• 27
    göte göt demesini bilen taraftardır.

    ortada yanlış giden bir şey varsa ve bunun sonucu gelecekte durumu daha da kötüye götürecekse eğer bunu eleştirmekten daha doğal başka ne olabilir diyen taraftardır aynı zamanda.

    eğer her zaman daha iyi olmaksa amaç eleştirmeyi bilmelidir insanoğlu. eleştirmeyi bilmezse bir insan, çobanın güttüğü bir koyundan farkı kalmaz. tanıdık geldi di mi? *
  • 29
    96-2000 döneminde internet ve sözlükler bu kadar aktif olsaydı belki de fatih terim gitmeyecek, o kadro dağılmayacak ve kırılması çok daha güç rekorlar olacak ve bir şampiyonlar ligi kupası müzemizde duruyor olacaktı.
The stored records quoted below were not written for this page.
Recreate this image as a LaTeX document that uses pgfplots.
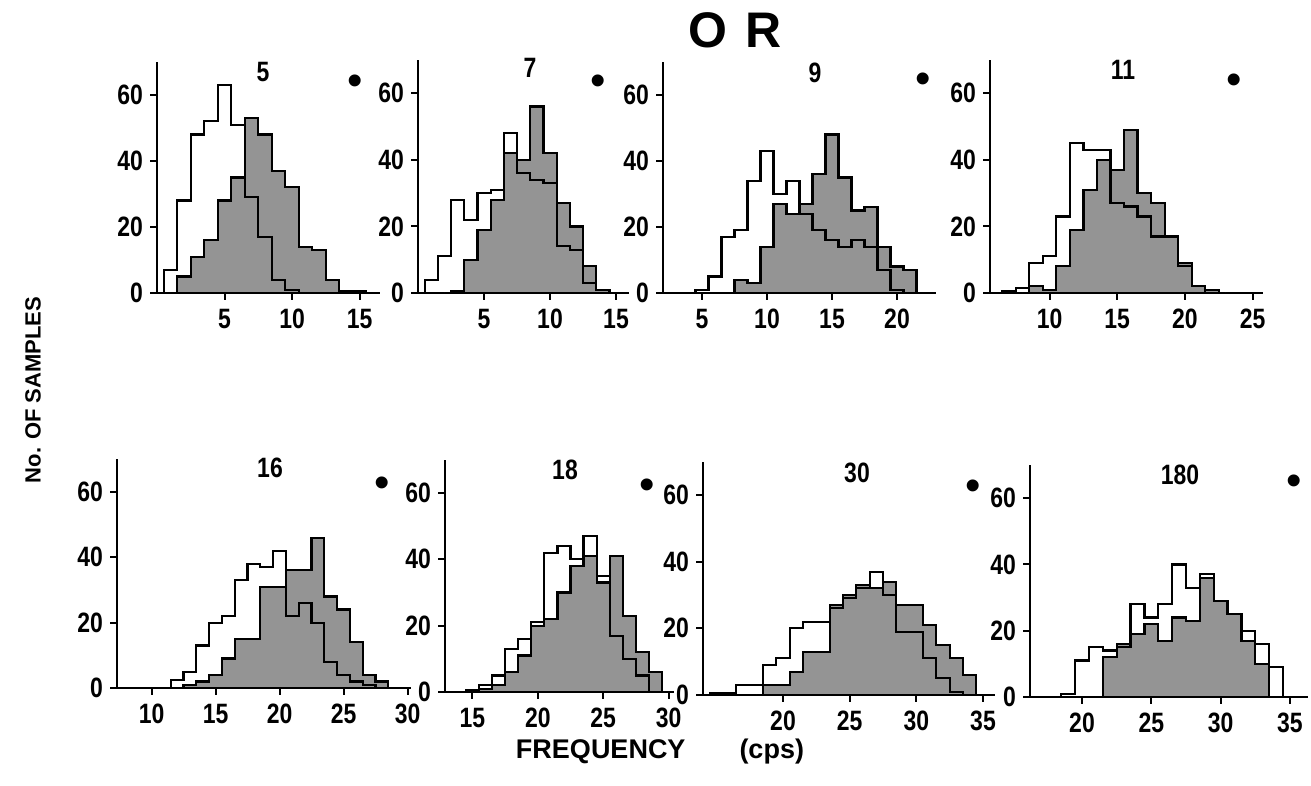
\documentclass[border=0pt]{standalone}
\usepackage{pgfplots}
\pgfplotsset{compat=1.18}
\usepackage{fontspec}
\setmainfont{Liberation Sans}
\newfontfamily\condfont{Liberation Sans}[FakeStretch=0.82]
\pgfplotsset{
  panel/.style={
    scale only axis, anchor=south west,
    ymin=0, ymax=70, ytick={0,20,40,60},
    axis x line=bottom, axis y line=left,
    axis line style={-, line width=1.3pt},
    tick style={black, line width=1pt},
    tick align=outside, major tick length=3.5pt,
    /pgf/number format/assume math mode=true,
    ticklabel style={font=\condfont\bfseries\fontsize{14}{14}\selectfont},
    xticklabel style={yshift=-1pt},
  },
  shaded/.style={const plot mark mid, fill=black!42, draw=black, line width=1.1pt},
  open/.style={const plot mark mid, draw=black, line width=1.1pt},
}
\begin{document}
\begin{tikzpicture}
\useasboundingbox (0,0) rectangle (655.5pt,393pt);
% ---------- top row ----------
\begin{axis}[panel, at={(78.5pt,246.5pt)}, width=111.4pt, height=115.5pt,
  xmin=0, xmax=16.5, xtick={5,10,15}]
\addplot[shaded] coordinates {(1,0)(2,5)(3,11)(4,16)(5,28)(6,35)(7,53)(8,48)(9,37)(10,32)(11,14)(12,13)(13,4)(14,0.5)(15,0.5)(16,0)} \closedcycle;
\addplot[open] coordinates {(0,0)(1,7)(2,28)(3,48)(4,52)(5,63)(6,51)(7,29)(8,17)(9,4)(10,1)(11,0)};
\end{axis}
\begin{axis}[panel, at={(209pt,246.5pt)}, width=105.6pt, height=116.5pt,
  xmin=0, xmax=16, xtick={5,10,15}]
\addplot[shaded] coordinates {(2,0)(3,0.5)(4,10)(5,19)(6,28)(7,42)(8,40)(9,56)(10,42)(11,27)(12,20)(13,8)(14,1)(15,0)} \closedcycle;
\addplot[open] coordinates {(0,0)(1,4)(2,11)(3,28)(4,22)(5,30)(6,31)(7,48)(8,36)(9,34)(10,33)(11,14)(12,13)(13,3)(14,1)(15,0)};
\end{axis}
\begin{axis}[panel, at={(331.5pt,246.5pt)}, width=136.5pt, height=115.5pt,
  xmin=2, xmax=23, xtick={5,10,15,20}]
\addplot[shaded] coordinates {(7,0)(8,4)(9,3)(10,14)(11,27)(12,24)(13,27)(14,36)(15,48)(16,35)(17,25)(18,26)(19,14)(20,8)(21,7)(22,0)} \closedcycle;
\addplot[open] coordinates {(4,0)(5,1)(6,5)(7,17)(8,19)(9,34)(10,43)(11,30)(12,34)(13,24)(14,19)(15,16)(16,14)(17,16)(18,14)(19,7)(20,1)(21,0)};
\end{axis}
\begin{axis}[panel, at={(495pt,246.5pt)}, width=136.7pt, height=116.5pt,
  xmin=5.6, xmax=25.8, xtick={10,15,20,25}]
\addplot[shaded] coordinates {(8,0)(9,2)(10,1)(11,8)(12,19)(13,31)(14,40)(15,37)(16,49)(17,30)(18,27)(19,17)(20,9)(21,2)(22,1)(23,0)} \closedcycle;
\addplot[open] coordinates {(6,0)(7,0.5)(8,1.5)(9,9)(10,11)(11,23)(12,45)(13,43)(14,43)(15,27)(16,26)(17,23)(18,17)(19,17)(20,8)(21,2)(22,0)};
\end{axis}
% ---------- bottom row ----------
\begin{axis}[panel, at={(58.5pt,49pt)}, width=147.2pt, height=114.4pt,
  xmin=7.3, xmax=30.3, xtick={10,15,20,25,30}]
\addplot[shaded] coordinates {(12,0)(13,1)(14,2)(15,4)(16,9)(17,15)(18,15)(19,31)(20,31)(21,36)(22,36)(23,46)(24,28)(25,24)(26,14)(27,4)(28,2)(29,0)} \closedcycle;
\addplot[open] coordinates {(11,0)(12,2.5)(13,5)(14,13)(15,20)(16,22)(17,33)(18,38)(19,37)(20,42)(21,22)(22,26)(23,20)(24,8)(25,4)(26,2)(27,1)(28,0)};
\end{axis}
\begin{axis}[panel, at={(222.5pt,47pt)}, width=114.4pt, height=116.1pt,
  xmin=12.9, xmax=30.4, xtick={15,20,25,30}]
\addplot[shaded] coordinates {(15,0)(16,1)(17,2)(18,6)(19,11)(20,20)(21,22)(22,30)(23,38)(24,41)(25,33)(26,41)(27,23)(28,12)(29,6)(30,0)} \closedcycle;
\addplot[open] coordinates {(14,0)(15,0.5)(16,2)(17,5)(18,13)(19,16)(20,21)(21,42)(22,44)(23,40)(24,47)(25,35)(26,17)(27,10)(28,5)(29,0)};
\end{axis}
\begin{axis}[panel, at={(351.5pt,45.5pt)}, width=146pt, height=116.7pt,
  xmin=14, xmax=35.9, xtick={20,25,30,35}]
\addplot[shaded] coordinates {(18,0)(19,3)(20,3)(21,7)(22,13)(23,13)(24,27)(25,30)(26,33)(27,32)(28,34)(29,27)(30,27)(31,21)(32,15)(33,11)(34,6)(35,0)} \closedcycle;
\addplot[open] coordinates {(14,0)(15,0.5)(16,0.5)(17,3)(18,3)(19,9)(20,11)(21,20)(22,22)(23,22)(24,26)(25,29)(26,32)(27,37)(28,30)(29,19)(30,19)(31,11)(32,5)(33,1)(34,0)};
\end{axis}
\begin{axis}[panel, at={(515pt,44.5pt)}, width=139pt, height=116pt,
  xmin=16.25, xmax=36.3, xtick={20,25,30,35}]
\addplot[shaded] coordinates {(21,0)(22,12)(23,16)(24,19)(25,22)(26,17)(27,24)(28,23)(29,36)(30,29)(31,25)(32,17)(33,10)(34,0)} \closedcycle;
\addplot[open] coordinates {(18,0)(19,1)(20,11)(21,15)(22,14)(23,15)(24,28)(25,24)(26,28)(27,40)(28,33)(29,37)(30,29)(31,25)(32,20)(33,16)(34,9)(35,0)};
\end{axis}
% ---------- texts ----------
\begin{scope}[every node/.style={font=\condfont\bfseries\fontsize{14}{14}\selectfont}]
\node at (131.5pt,357pt) {5};
\node at (265pt,359pt) {7};
\node at (407.5pt,356.5pt) {9};
\node at (561.5pt,358pt) {11};
\node at (135pt,159pt) {16};
\node at (282.5pt,158pt) {18};
\node at (428.5pt,156.5pt) {30};
\node at (590pt,155.5pt) {180};
\end{scope}
\begin{scope}[every node/.style={font=\fontsize{22}{22}\selectfont, inner sep=0pt}]
\node at (177.5pt,350.5pt) {\textbullet};
\node at (299pt,350.5pt) {\textbullet};
\node at (461.5pt,351.5pt) {\textbullet};
\node at (617pt,351pt) {\textbullet};
\node at (191pt,149.5pt) {\textbullet};
\node at (323.5pt,148.5pt) {\textbullet};
\node at (486.5pt,148pt) {\textbullet};
\node at (647pt,150.5pt) {\textbullet};
\end{scope}
\node[font=\bfseries\fontsize{25}{25}\selectfont] at (367.5pt,378pt) {O\hspace{0.35em}R};
\node[font=\bfseries\fontsize{11}{11}\selectfont, rotate=90] at (16.5pt,198pt) {No. OF SAMPLES};
\node[font=\bfseries\fontsize{13.5}{13.5}\selectfont] at (330pt,17pt) {FREQUENCY\hspace{2em}(cps)};
\end{tikzpicture}
\end{document}
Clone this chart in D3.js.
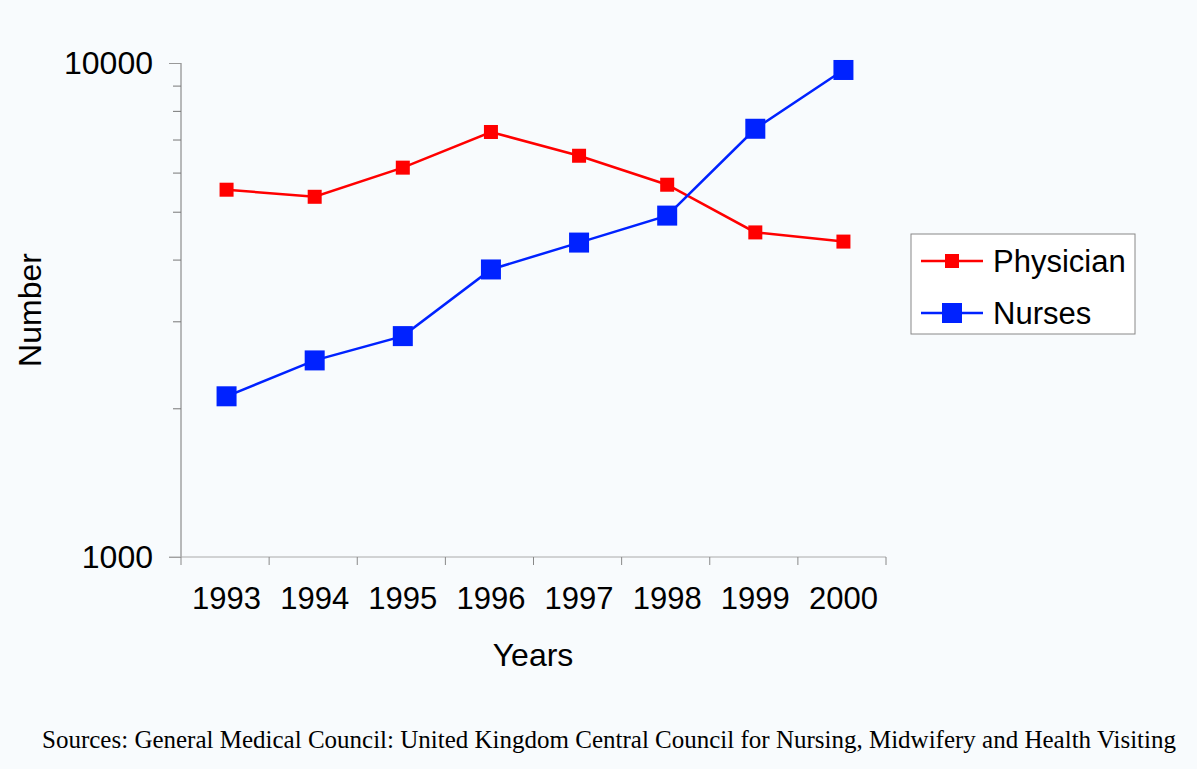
<!DOCTYPE html>
<html>
<head>
<meta charset="utf-8">
<script src="https://cdn.jsdelivr.net/npm/d3@7"></script>
<style>
  body { margin: 0; background: #f8fbfd; }
  svg { display: block; }
  text { font-family: Arial, "Liberation Sans", sans-serif; fill: #000; }
</style>
</head>
<body>
<svg id="chart" width="1197" height="769"></svg>
<script>
const years = ['1993', '1994', '1995', '1996', '1997', '1998', '1999', '2000'];
const physician = [5540, 5360, 6140, 7250, 6490, 5670, 4540, 4350];
const nurses = [2115, 2500, 2800, 3820, 4330, 4910, 7360, 9680];
const yTicks = [1000, 10000];
const yMinorTicks = [2000, 3000, 4000, 5000, 6000, 7000, 8000, 9000];

const margin = { left: 181, top: 63, right: 311, bottom: 212 };
const width = 1197 - margin.left - margin.right;
const height = 769 - margin.top - margin.bottom;

const svg = d3.select('#chart');
svg.append('rect').attr('width', 1197).attr('height', 769).attr('fill', '#f8fbfd');

const g = svg.append('g')
    .attr('transform', 'translate(' + margin.left + ',' + margin.top + ')');

const x = d3.scaleBand()
    .domain(years)
    .range([0, width]);

const y = d3.scaleLog()
    .domain([1000, 10000])
    .range([height, 0]);

// y axis: minor ticks
g.append('g')
    .call(d3.axisLeft(y).tickValues(yMinorTicks).tickSize(8).tickFormat(''))
    .call(a => a.select('.domain').remove())
    .selectAll('line').attr('stroke', '#777');

// y axis: major ticks + labels
const yAxis = g.append('g')
    .call(d3.axisLeft(y).tickValues(yTicks).tickSize(12).tickPadding(16).tickFormat(d3.format('d')));
yAxis.select('.domain').attr('stroke', '#777').attr('d', 'M0,0V' + height);
yAxis.selectAll('line').attr('stroke', '#999');
yAxis.selectAll('text').style('font-size', '32px');

// x axis
const xAxis = g.append('g')
    .attr('transform', 'translate(0,' + height + ')')
    .call(d3.axisBottom(x).tickSize(0).tickPadding(30));
xAxis.select('.domain').attr('stroke', '#aaa').attr('d', 'M-12,0H' + width);
xAxis.selectAll('text').style('font-size', '31px').attr('dx', 1.5);

// x ticks at band edges
g.append('g')
    .selectAll('line')
    .data(years.concat(['end']))
    .enter().append('line')
    .attr('x1', (d, i) => i * x.step())
    .attr('x2', (d, i) => i * x.step())
    .attr('y1', height)
    .attr('y2', height + 8)
    .attr('stroke', '#888');

const cx = d => x(d) + x.bandwidth() / 2 + 1.5;

const line = d3.line()
    .x((d, i) => cx(years[i]))
    .y(d => y(d));

const series = [
    { name: 'Physician', values: physician, color: '#ff0000', size: 14 },
    { name: 'Nurses', values: nurses, color: '#0022ff', size: 20 }
];

series.forEach(s => {
    g.append('path')
        .attr('d', line(s.values))
        .attr('fill', 'none')
        .attr('stroke', s.color)
        .attr('stroke-width', 2.5);
    g.selectAll(null).data(s.values)
        .enter().append('rect')
        .attr('x', (d, i) => cx(years[i]) - s.size / 2)
        .attr('y', d => y(d) - s.size / 2)
        .attr('width', s.size)
        .attr('height', s.size)
        .attr('fill', s.color);
});

// axis titles
svg.append('text')
    .attr('x', 533)
    .attr('y', 666)
    .attr('text-anchor', 'middle')
    .style('font-size', '32px')
    .text('Years');

svg.append('text')
    .attr('transform', 'translate(41,310) rotate(-90)')
    .attr('text-anchor', 'middle')
    .style('font-size', '32px')
    .text('Number');

// legend
const legend = svg.append('g').attr('transform', 'translate(911,234)');
legend.append('rect')
    .attr('width', 224)
    .attr('height', 100)
    .attr('fill', '#fff')
    .attr('stroke', '#888')
    .attr('stroke-width', 1);

series.forEach((s, i) => {
    const ly = 27 + i * 52;
    legend.append('line')
        .attr('x1', 10).attr('x2', 72)
        .attr('y1', ly).attr('y2', ly)
        .attr('stroke', s.color).attr('stroke-width', 2.5);
    legend.append('rect')
        .attr('x', 41 - s.size / 2).attr('y', ly - s.size / 2)
        .attr('width', s.size).attr('height', s.size)
        .attr('fill', s.color);
    legend.append('text')
        .attr('x', 82).attr('y', ly)
        .attr('dy', '0.35em')
        .style('font-size', '31px')
        .text(s.name);
});

// source note
svg.append('text')
    .attr('x', 609)
    .attr('y', 748)
    .attr('text-anchor', 'middle')
    .style('font-family', '"Times New Roman", "Liberation Serif", serif')
    .style('font-size', '25px')
    .text('Sources: General Medical Council: United Kingdom Central Council for Nursing, Midwifery and Health Visiting');
</script>
</body>
</html>
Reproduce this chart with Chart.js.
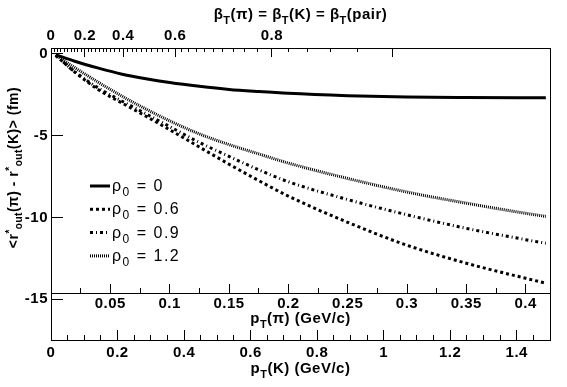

    galatasaray taraftarı eleştirir, bazen hata da yapar ama genele bakınca ne beşiktaşlılar gibi körü körüne romantiklik yapar ne de fenerlier gibi her şeyi destekler. doğruyu hemen her zaman görürler, bir futbol kültürleri vardır. hatta son dönemde yönetime bile yön vermesiyle hatalardan döndürmüş, doğru kararlar aldırmıştır.

    çok büyüktür galatasaray taraftarı, çok...
  • 30
    96-2000 arasi ergun de, hakan sukur de, arif de, hakan unsal da elestirilirdi. hakan unsal'a meshur milan macinda hakan'in golunden hemen once topu kaybetti diye "seni sevmiyorum hakan unsal" demisligim vardi mesela. ne zaman o pozisyonu izlesem aklima gelir gulumserim. tekrar ederim ayni sekilde. o soz inanilmaz bir sevincin onsozudur zira. hepsi elestirildi final macinda hagi bile elestirildi. galatasaray taraftari futbolu bilir ve elestirir. bu ulkede futbolu bilmeyen adamin fenerli besiktasli olmasi kolaydir. besiktaslilarin cogu 3 senelik donemde besiktasli olan cocuklar. zaten o yuzden fazla taraftari yok. fenerlilerin cogu futbolu bilmezler. cunku fener asiri derecede populerdir yesilcam filmlerinde falan. adam oylesine bir takim tutacaksa feneri secer. hepsi boyle demiyorum ama futbolu bilmeyenler arasi anket yapilsa en fazla fenerli cikar. galatasaray taraftari futbolu bilir. takimi genelde basarilidir o yuzden daha cok mac izler. izledikce de mac ve futbol kulturu artar. bunu bir kere hazmedelim.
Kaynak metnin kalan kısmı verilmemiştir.